California adopts U.S. SNAP regs on HFCs

California adopts U.S. SNAP regs on HFCs

The California Air Resources Board (CARB) last week adopted a regulation prohibiting the use high-GWP HFCs refrigerants, thereby maintaining in California the HFC prohibitions previously established by the U.S. Environmental Protection Agency (EPA).

Those EPA’s HFC prohibitions, developed under its SNAP (Significant New Alternatives Policy) program, were curtailed last year in a decision by the D.C. Circuit Court of Appeals. That decision, a 2-1 ruling issued by a three-judge panel last August, said the EPA could not require incumbent users of HFCs to replace those refrigerants with more climate-friendly alternatives because HFCs, though powerful greenhouse gases, don’t harm the ozone layer.

Honeywell, a maker of HFOs, an HFC alternative, has appealed the ruling to the Supreme Court, following the Appeals Court’s refusal to rehear the case in January.

“[CARB’s] action today preserves the federal limits on the use of these powerful chemicals and refrigerants, and provides more certainty to industry,” said CARB Chair Mary D. Nichols, in a statement. “We applaud the actions of many industries, which already have made significant investments in developing and using more climate-friendly alternatives to the high-global warming HFCs.”

California is experiencing the effects of climate change and has committed to take action in order to meet state and federally mandated emissions reduction goals.

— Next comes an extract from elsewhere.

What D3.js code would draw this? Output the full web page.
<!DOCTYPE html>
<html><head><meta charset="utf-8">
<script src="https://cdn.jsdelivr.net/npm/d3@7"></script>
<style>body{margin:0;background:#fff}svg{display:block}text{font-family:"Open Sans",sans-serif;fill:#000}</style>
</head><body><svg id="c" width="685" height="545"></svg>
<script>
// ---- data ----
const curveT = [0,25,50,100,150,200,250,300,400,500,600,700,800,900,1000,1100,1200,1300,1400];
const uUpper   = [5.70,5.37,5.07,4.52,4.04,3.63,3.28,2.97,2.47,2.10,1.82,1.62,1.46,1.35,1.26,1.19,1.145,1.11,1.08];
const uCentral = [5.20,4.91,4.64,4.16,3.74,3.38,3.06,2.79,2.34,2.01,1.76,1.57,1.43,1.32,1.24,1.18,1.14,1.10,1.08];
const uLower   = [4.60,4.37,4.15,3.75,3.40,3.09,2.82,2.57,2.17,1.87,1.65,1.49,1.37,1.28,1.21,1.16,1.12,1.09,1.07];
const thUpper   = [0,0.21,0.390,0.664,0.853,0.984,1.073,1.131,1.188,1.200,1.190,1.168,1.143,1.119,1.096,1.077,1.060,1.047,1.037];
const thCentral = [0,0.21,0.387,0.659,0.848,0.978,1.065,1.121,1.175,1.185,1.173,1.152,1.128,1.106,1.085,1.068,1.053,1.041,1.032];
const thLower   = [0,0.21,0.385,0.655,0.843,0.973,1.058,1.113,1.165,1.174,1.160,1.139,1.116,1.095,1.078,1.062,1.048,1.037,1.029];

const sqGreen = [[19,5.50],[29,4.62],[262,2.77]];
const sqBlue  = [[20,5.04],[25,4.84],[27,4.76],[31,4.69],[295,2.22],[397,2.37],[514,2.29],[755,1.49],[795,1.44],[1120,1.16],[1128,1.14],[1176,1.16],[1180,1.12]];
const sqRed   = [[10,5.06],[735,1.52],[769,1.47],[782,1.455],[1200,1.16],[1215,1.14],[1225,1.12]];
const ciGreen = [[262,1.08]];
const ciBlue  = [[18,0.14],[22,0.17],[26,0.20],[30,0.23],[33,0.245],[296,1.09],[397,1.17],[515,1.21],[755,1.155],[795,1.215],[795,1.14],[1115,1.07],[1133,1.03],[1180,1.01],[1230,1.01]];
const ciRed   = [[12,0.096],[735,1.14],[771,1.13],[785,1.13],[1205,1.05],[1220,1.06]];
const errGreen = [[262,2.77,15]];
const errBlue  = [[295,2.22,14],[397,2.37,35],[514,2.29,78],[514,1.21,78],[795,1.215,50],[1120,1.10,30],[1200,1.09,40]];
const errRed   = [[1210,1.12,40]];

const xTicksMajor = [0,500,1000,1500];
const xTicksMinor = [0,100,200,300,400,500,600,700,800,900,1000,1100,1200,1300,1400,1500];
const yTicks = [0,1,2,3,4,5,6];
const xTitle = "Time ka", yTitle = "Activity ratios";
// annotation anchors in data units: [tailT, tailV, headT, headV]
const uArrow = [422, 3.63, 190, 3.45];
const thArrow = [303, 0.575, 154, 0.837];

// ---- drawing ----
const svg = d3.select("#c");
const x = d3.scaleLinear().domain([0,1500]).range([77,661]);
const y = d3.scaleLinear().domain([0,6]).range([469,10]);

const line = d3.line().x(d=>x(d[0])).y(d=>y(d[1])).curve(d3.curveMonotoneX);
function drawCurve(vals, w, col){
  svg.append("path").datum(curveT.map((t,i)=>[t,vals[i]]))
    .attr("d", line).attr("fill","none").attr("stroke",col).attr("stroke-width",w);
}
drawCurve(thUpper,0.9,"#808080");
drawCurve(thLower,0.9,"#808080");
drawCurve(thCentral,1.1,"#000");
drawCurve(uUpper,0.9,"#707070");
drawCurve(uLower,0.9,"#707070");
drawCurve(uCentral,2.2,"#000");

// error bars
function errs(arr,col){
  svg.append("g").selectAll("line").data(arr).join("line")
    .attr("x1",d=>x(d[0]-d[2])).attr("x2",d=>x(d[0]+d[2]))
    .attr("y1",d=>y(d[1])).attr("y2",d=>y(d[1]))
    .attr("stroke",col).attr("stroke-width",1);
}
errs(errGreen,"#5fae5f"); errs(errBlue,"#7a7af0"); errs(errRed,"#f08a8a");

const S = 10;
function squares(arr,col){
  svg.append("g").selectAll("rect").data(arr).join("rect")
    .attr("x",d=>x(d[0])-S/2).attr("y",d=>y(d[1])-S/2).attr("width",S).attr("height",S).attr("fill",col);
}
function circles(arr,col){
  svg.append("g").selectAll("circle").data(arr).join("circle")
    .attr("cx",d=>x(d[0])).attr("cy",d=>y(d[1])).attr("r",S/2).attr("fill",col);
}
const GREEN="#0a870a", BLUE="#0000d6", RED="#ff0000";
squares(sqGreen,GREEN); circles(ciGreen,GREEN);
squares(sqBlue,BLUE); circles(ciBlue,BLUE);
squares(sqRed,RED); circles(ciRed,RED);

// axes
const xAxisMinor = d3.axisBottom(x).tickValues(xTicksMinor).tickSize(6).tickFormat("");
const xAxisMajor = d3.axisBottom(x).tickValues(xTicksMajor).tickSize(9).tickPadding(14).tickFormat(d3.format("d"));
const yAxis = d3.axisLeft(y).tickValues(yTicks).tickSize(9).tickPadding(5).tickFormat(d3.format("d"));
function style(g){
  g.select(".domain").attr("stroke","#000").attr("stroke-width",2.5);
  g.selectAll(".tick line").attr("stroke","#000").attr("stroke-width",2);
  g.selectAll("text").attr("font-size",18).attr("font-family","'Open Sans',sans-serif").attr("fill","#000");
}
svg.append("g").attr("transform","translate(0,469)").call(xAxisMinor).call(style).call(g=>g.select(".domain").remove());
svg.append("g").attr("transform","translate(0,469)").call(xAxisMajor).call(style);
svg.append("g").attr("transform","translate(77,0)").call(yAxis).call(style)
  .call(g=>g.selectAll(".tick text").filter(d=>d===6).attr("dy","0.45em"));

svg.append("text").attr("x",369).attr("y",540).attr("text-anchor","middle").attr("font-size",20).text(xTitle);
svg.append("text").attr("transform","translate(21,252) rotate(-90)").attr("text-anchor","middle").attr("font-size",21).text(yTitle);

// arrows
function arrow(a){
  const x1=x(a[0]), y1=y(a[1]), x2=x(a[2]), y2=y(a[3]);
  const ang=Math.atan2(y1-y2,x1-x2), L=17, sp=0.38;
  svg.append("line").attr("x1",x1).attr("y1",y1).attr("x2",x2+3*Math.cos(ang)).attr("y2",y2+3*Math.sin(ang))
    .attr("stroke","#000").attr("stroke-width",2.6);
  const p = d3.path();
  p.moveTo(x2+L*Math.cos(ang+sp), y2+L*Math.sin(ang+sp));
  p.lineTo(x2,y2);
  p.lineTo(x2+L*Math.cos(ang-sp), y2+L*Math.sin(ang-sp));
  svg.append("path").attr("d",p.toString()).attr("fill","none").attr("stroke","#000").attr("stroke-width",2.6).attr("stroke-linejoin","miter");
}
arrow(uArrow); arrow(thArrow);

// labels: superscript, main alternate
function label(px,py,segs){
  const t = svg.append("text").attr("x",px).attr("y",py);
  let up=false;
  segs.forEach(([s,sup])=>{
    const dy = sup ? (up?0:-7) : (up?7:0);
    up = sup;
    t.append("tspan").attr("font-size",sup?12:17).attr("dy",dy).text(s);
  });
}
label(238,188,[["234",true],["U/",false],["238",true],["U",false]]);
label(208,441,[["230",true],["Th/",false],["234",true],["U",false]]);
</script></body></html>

Under Senate Bill 1383 (SB 1383), a law authored by Senator Ricardo Lara in 2016, California must reduce HFC emissions by 40% below 2013 levels by 2030. This year, Lara introduced the California Cooling Act (SB 1013) to target HFCs and offer incentives for businesses and residents to switch to low-polluting air conditioning and refrigeration.

California already has established an approach to reduce short-lived climate pollutants (SLCPs), which include methane, black carbon and a range of powerful climate-changing chemicals and refrigerants, such as HFCs.

CARB was relying substantially on the EPA’s SNAP rules to help meet California’s emission reduction goals for HFCs, which in turn are important to ensure California ultimately meets its larger climate goals. “As a result of the recent court decision, California had to pass its own regulation to ensure it could meet those goals,” CARB said in a statement.

The regulation affects certain stationary refrigeration and foam end-uses. It preserves emission reductions from specific sectors with past or shortly upcoming compliance deadlines and will “prevent manufacturers from backsliding to start using high-global warming HFCs again,” said the CARB statement. CRB noted that most manufacturers already have transitioned, or begun the transition, to alternatives that have less of an impact on climate.

The regulation that CARB adopted applies mainly to equipment manufacturers, which cannot use prohibited HFCs in new refrigeration equipment or foams. Prohibited HFCs cannot be used in new equipment and materials in California for the following end-uses:

  • Supermarkets and remote condensing units used by convenience stores;
  • Refrigerated food processing and dispensing equipment, such as Slurpee machines and frozen yogurt dispensers;
  • Stand-alone, or small self-contained refrigeration units;
  • Refrigerated vending machines; and
  • Foams used in buildings and other places.

Also under the new regulations, manufacturers are responsible for a disclosure statement that must certify the product uses only compliant refrigerants or foam expansion agents.

The regulation will lead to in an estimated 3.4 million metric tons of CO2 equivalent emission reductions annually by 2030. “While more reductions are necessary for California to meet its legal mandate imposed by SB 1383, this regulation is a good start,” said CARB.

Christina Starr, climate policy analyst for the Washington, D.C.-based Environmental Investigation Agency (EIA) sees CARB’s decision to incorporate SNAP rules having national impact. “California is a significant portion of the U.S. market, not to mention that other states could follow their lead in the not-so-distant future. It sends a strong signal to other states that are actively considering ways to contribute to U.S. climate action.”

Starr also expects CARB’s move to impact the economics of producing HFC systems for some manufacturers. “Smart companies recognize this trend continuing, and will focus even more on supplying and purchasing equipment that is designed for refrigerants they can continue to use well into the future,” she said.

But she described CARB’s SNAP effort as a first step. “Now we expect they will start looking at more comprehensive measures that go well beyond the SNAP rules,” she said.